The problem is not "1080p vs 4K on YouTube" but using YouTube at all for quality video. It's always been bad on YouTube, but videos like this make it extra obvious. For example, this shot: https://i.imgur.com/NRT0AOW.jpeg even in 4K it looks horrible, because of the compression YouTube does even to 4K.
I've tried finding some better version (not on YouTube) but been unable to, maybe it is lost to the passage of time.
The description of that higher quality upload says they sourced it from a retail demo disk, that's probably the best quality version in the wild. Maybe there's a direct rip of that disk on archive.org somewhere? Otherwise someone could ask them to upload their copy if they still have it.
Blu-ray was just getting started in 2005, and Bravia TVs were 1366x768[1], so the demo disk is likely a DVD. I think someone would have to persuade Sony to remaster their original film, or release it to an archivist.

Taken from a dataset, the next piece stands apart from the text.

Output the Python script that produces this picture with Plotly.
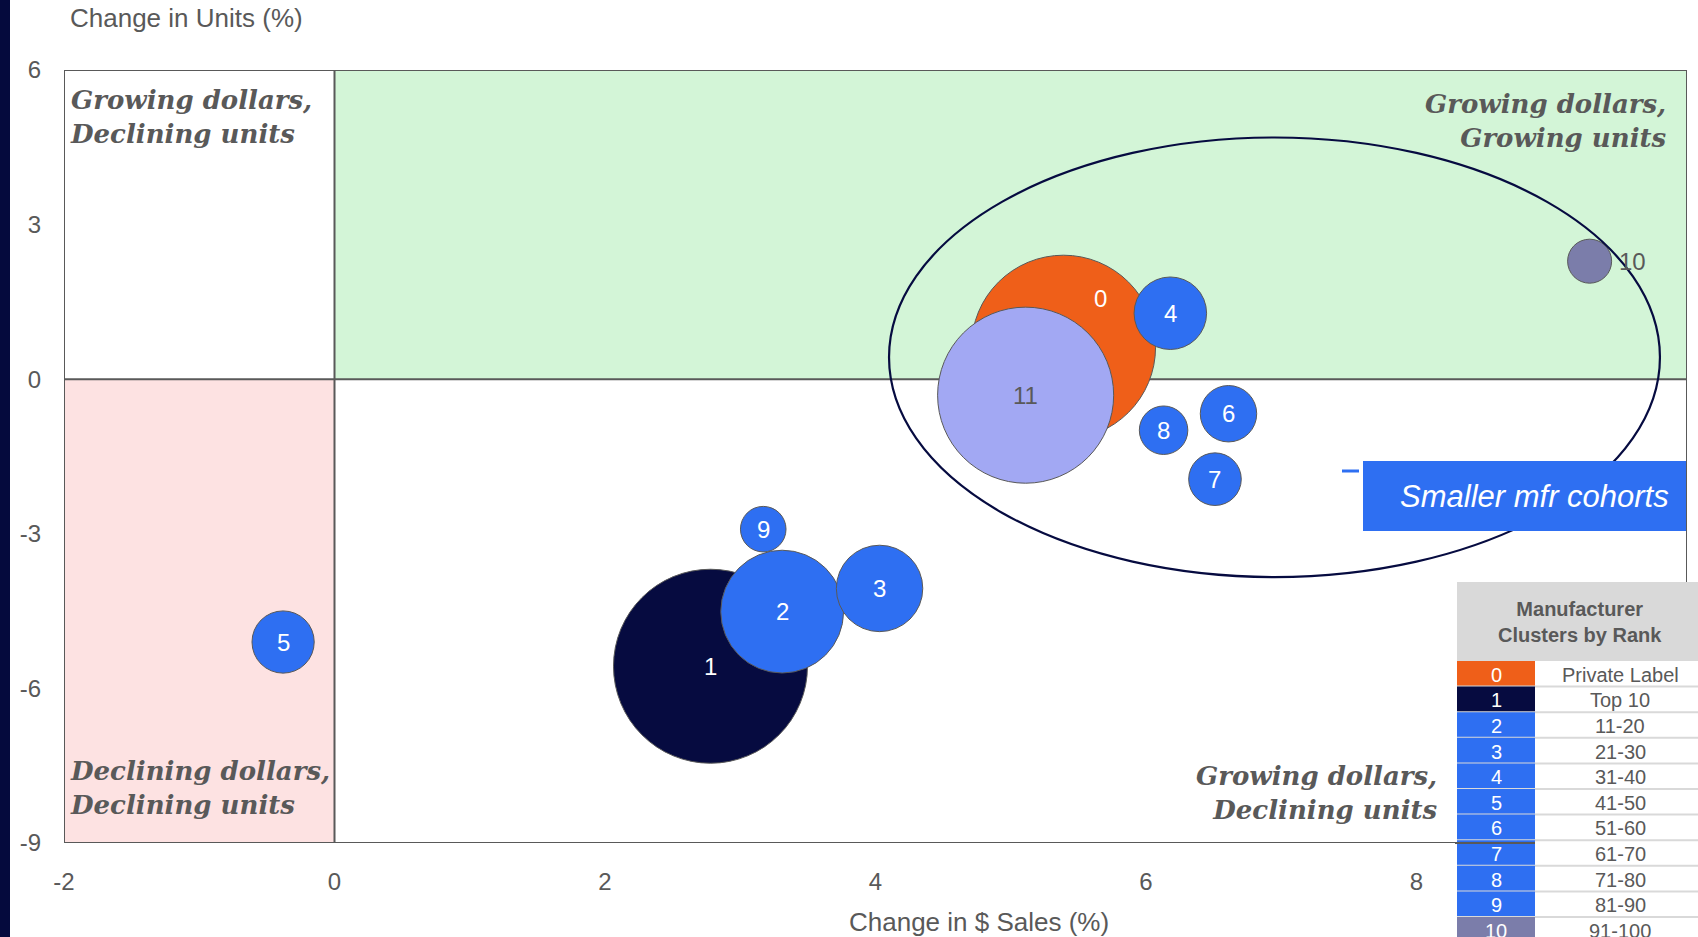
import math
import plotly.graph_objects as go

# ---- data -------------------------------------------------------------
cohort_ids = ["0", "1", "2", "3", "4", "5", "6", "7", "8", "9", "10", "11"]
sales_change = [5.39, 2.78, 3.31, 4.03, 6.18, -0.38, 6.61, 6.51, 6.13, 3.17, 9.28, 5.11]
units_change = [0.62, -5.57, -4.51, -4.06, 1.28, -5.10, -0.67, -1.94, -0.99, -2.91, 2.29, -0.31]
dollar_share = [24.5, 27.2, 10.9, 5.4, 3.8, 2.8, 2.3, 2.0, 1.7, 1.5, 1.4, 22.4]

legend_codes = ["0", "1", "2", "3", "4", "5", "6", "7", "8", "9", "10"]
legend_ranks = ["Private Label", "Top 10", "11-20", "21-30", "31-40", "41-50",
                "51-60", "61-70", "71-80", "81-90", "91-100"]

x_ticks = [-2, 0, 2, 4, 6, 8]
x_tick_text = ["-2", "0", "2", "4", "6", "8"]
y_ticks = [-9, -6, -3, 0, 3, 6]
y_tick_text = ["-9", "-6", "-3", "0", "3", "6"]

# ---- styling ----------------------------------------------------------
ORANGE = "#EF5F19"
NAVY = "#060B40"
BLUE = "#2E6FF2"
SLATE = "#7B7DAA"
LAVENDER = "#A2A8F3"
GREY = "#595959"
FONT = "Liberation Sans"
SERIF = "DejaVu Serif"

cohort_colors = {"0": ORANGE, "1": NAVY, "10": SLATE, "11": LAVENDER}
label_colors = {"10": GREY, "11": GREY}
label_shift = {"0": (37, 49), "10": (43, 0)}

W, H = 1698, 937
ML, MR, MT, MB = 64, 11, 70, 94
PW, PH = W - ML - MR, H - MT - MB
MAX_DIAM = 194


def px(xp):
    return (xp - ML) / PW


def py(yp):
    return (H - MB - yp) / PH


fig = go.Figure()

shapes = []
# quadrant fills
shapes.append(dict(type="rect", xref="x", yref="y", x0=0, x1=10, y0=0, y1=6,
                   fillcolor="#D3F5D7", line_width=0, layer="below"))
shapes.append(dict(type="rect", xref="x", yref="y", x0=-2, x1=0, y0=-9, y1=0,
                   fillcolor="#FDE2E2", line_width=0, layer="below"))

# bubbles, one trace per cohort so later ones sit on top
max_share = max(dollar_share)
annotations = []
for cid, xv, yv, s in zip(cohort_ids, sales_change, units_change, dollar_share):
    d = MAX_DIAM * math.sqrt(s / max_share)
    fig.add_trace(go.Scatter(
        x=[xv], y=[yv], mode="markers",
        marker=dict(size=d, sizemode="diameter", sizeref=1,
                    color=cohort_colors.get(cid, BLUE),
                    line=dict(color=GREY, width=1), opacity=1),
        showlegend=False, hoverinfo="x+y", cliponaxis=False,
    ))
    dx, dy = label_shift.get(cid, (0, 0))
    annotations.append(dict(x=xv, y=yv, xref="x", yref="y", text=cid,
                            showarrow=False, xshift=dx, yshift=dy,
                            font=dict(family=FONT, size=24,
                                      color=label_colors.get(cid, "white"))))

# frame and zero lines
line_style = dict(color=GREY, width=2)
shapes.append(dict(type="rect", xref="x", yref="y", x0=-2, x1=10, y0=-9, y1=6,
                   line=line_style, layer="below"))
shapes.append(dict(type="line", xref="x", yref="y", x0=0, x1=0, y0=-9, y1=6,
                   line=line_style, layer="below"))
shapes.append(dict(type="line", xref="x", yref="y", x0=-2, x1=10, y0=0, y1=0,
                   line=line_style, layer="below"))

# cohort ring
shapes.append(dict(type="circle", xref="x", yref="y", x0=4.10, x1=9.80,
                   y0=-3.84, y1=4.69, line=dict(color=NAVY, width=2.2),
                   fillcolor="rgba(0,0,0,0)", layer="above"))

# callout box
shapes.append(dict(type="line", xref="paper", yref="paper", x0=px(1342), x1=px(1359),
                   y0=py(471), y1=py(471), line=dict(color=BLUE, width=3), layer="above"))
shapes.append(dict(type="rect", xref="paper", yref="paper", x0=px(1363), x1=px(1686),
                   y0=py(531), y1=py(461), fillcolor=BLUE, line_width=0, layer="above"))
annotations.append(dict(xref="paper", yref="paper", x=px(1534), y=py(496),
                        text="<i>Smaller mfr cohorts</i>", showarrow=False,
                        xanchor="center", yanchor="middle",
                        font=dict(family=FONT, size=31, color="white")))

# left band
shapes.append(dict(type="rect", xref="paper", yref="paper", x0=px(0), x1=px(10),
                   y0=py(H), y1=py(0), fillcolor="#050A3D", line_width=0, layer="above"))

# legend table
T_L, T_R, T_SPLIT = 1457, 1698, 1535
HDR_TOP, HDR_BOT = 582, 661
ROW_H = 25.6
shapes.append(dict(type="rect", xref="paper", yref="paper", x0=px(T_L), x1=px(T_R),
                   y0=py(H + 5), y1=py(HDR_TOP), fillcolor="white", line_width=0,
                   layer="above"))
shapes.append(dict(type="rect", xref="paper", yref="paper", x0=px(T_L), x1=px(T_R),
                   y0=py(HDR_BOT), y1=py(HDR_TOP), fillcolor="#D9D9D9", line_width=0,
                   layer="above"))
annotations.append(dict(xref="paper", yref="paper", x=px(1580), y=py(622),
                        text="<b>Manufacturer<br>Clusters by Rank</b>", showarrow=False,
                        xanchor="center", yanchor="middle", align="center",
                        font=dict(family=FONT, size=20, color=GREY)))
for i, (code, rank) in enumerate(zip(legend_codes, legend_ranks)):
    top = HDR_BOT + i * ROW_H
    bot = top + ROW_H
    shapes.append(dict(type="rect", xref="paper", yref="paper", x0=px(T_L), x1=px(T_SPLIT),
                       y0=py(bot), y1=py(top), fillcolor=cohort_colors.get(code, BLUE),
                       line_width=0, layer="above"))
    shapes.append(dict(type="line", xref="paper", yref="paper", x0=px(T_L), x1=px(T_R),
                       y0=py(bot), y1=py(bot), line=dict(color="#D9D9D9", width=2),
                       layer="above"))
    mid = (top + bot) / 2 + 1
    annotations.append(dict(xref="paper", yref="paper", x=px((T_L + T_SPLIT) / 2), y=py(mid),
                            text=code, showarrow=False, xanchor="center", yanchor="middle",
                            font=dict(family=FONT, size=20, color="white")))
    annotations.append(dict(xref="paper", yref="paper", x=px(1620), y=py(mid),
                            text=rank, showarrow=False, xanchor="center", yanchor="middle",
                            font=dict(family=FONT, size=20, color=GREY)))
# axis line running over the colour column
shapes.append(dict(type="line", xref="paper", yref="paper", x0=px(T_L - 2), x1=px(T_SPLIT),
                   y0=0, y1=0, line=dict(color=GREY, width=2), layer="above"))

# quadrant captions
quad_font = dict(family=SERIF, size=26, color=GREY)
for text, xp, yp, anchor in [
    ("Growing dollars,<br>Declining units", 68, 83, "left"),
    ("Growing dollars,<br>Growing units", 1669, 87, "right"),
    ("Declining dollars,<br>Declining units", 68, 754, "left"),
    ("Growing dollars,<br>Declining units", 1440, 759, "right"),
]:
    annotations.append(dict(xref="paper", yref="paper", x=px(xp), y=py(yp),
                            text="<b><i>" + text + "</i></b>", showarrow=False,
                            xanchor=anchor, yanchor="top", align=anchor,
                            font=quad_font))

# axis titles
annotations.append(dict(xref="paper", yref="paper", x=px(68), y=py(18),
                        text="Change in Units (%)", showarrow=False,
                        xanchor="left", yanchor="middle",
                        font=dict(family=FONT, size=26, color=GREY)))
annotations.append(dict(xref="paper", yref="paper", x=px(979), y=py(922),
                        text="Change in $ Sales (%)", showarrow=False,
                        xanchor="center", yanchor="middle",
                        font=dict(family=FONT, size=26, color=GREY)))

fig.update_layout(
    width=W, height=H,
    margin=dict(l=ML, r=MR, t=MT, b=MB, pad=0),
    paper_bgcolor="white", plot_bgcolor="white",
    shapes=shapes, annotations=annotations,
    font=dict(family=FONT, size=22, color=GREY),
    xaxis=dict(range=[-2, 10], tickvals=x_ticks, ticktext=x_tick_text,
               showgrid=False, zeroline=False,
               showline=False, ticks="", ticklabelstandoff=22,
               tickfont=dict(family=FONT, size=24, color=GREY)),
    yaxis=dict(range=[-9, 6], tickvals=y_ticks, ticktext=y_tick_text,
               showgrid=False, zeroline=False,
               showline=False, ticks="", ticklabelstandoff=22,
               tickfont=dict(family=FONT, size=24, color=GREY)),
)

fig.write_html("out.html")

> that's probably the best quality version in the wild
Probably not, would be my guess. Uploading the very same source video to somewhere else than YouTube (and ideally a place that doesn't do heavy compression at all) would lead to an higher quality version easily, someone somewhere must have done just that.
That's what I meant, that the source video for that YouTube upload is probably the best version out there, as you say the second-hand re-encoded version served by YouTube is inferior. I didn't word that clearly, sorry.
Try pulling different codec versions from YouTube? Maybe it got upped to Vimeo or something before?
Also YouTube got rid of some resolution options a couple years back and that kinda adds to the problem of compression-rot of sorts.
> that kinda adds to the problem of compression-rot of sorts
I dunno, when even the 4K version (offered by YouTube) shows the very same compression artifacts on a 4K modern TV, then I kind of feel like you screwed up. At least from the perspective of a viewer, of course from the perspective of the business that saves a lot of money from it.
I've tried finding some better version (not on YouTube) but been unable to, maybe it is lost to the passage of time.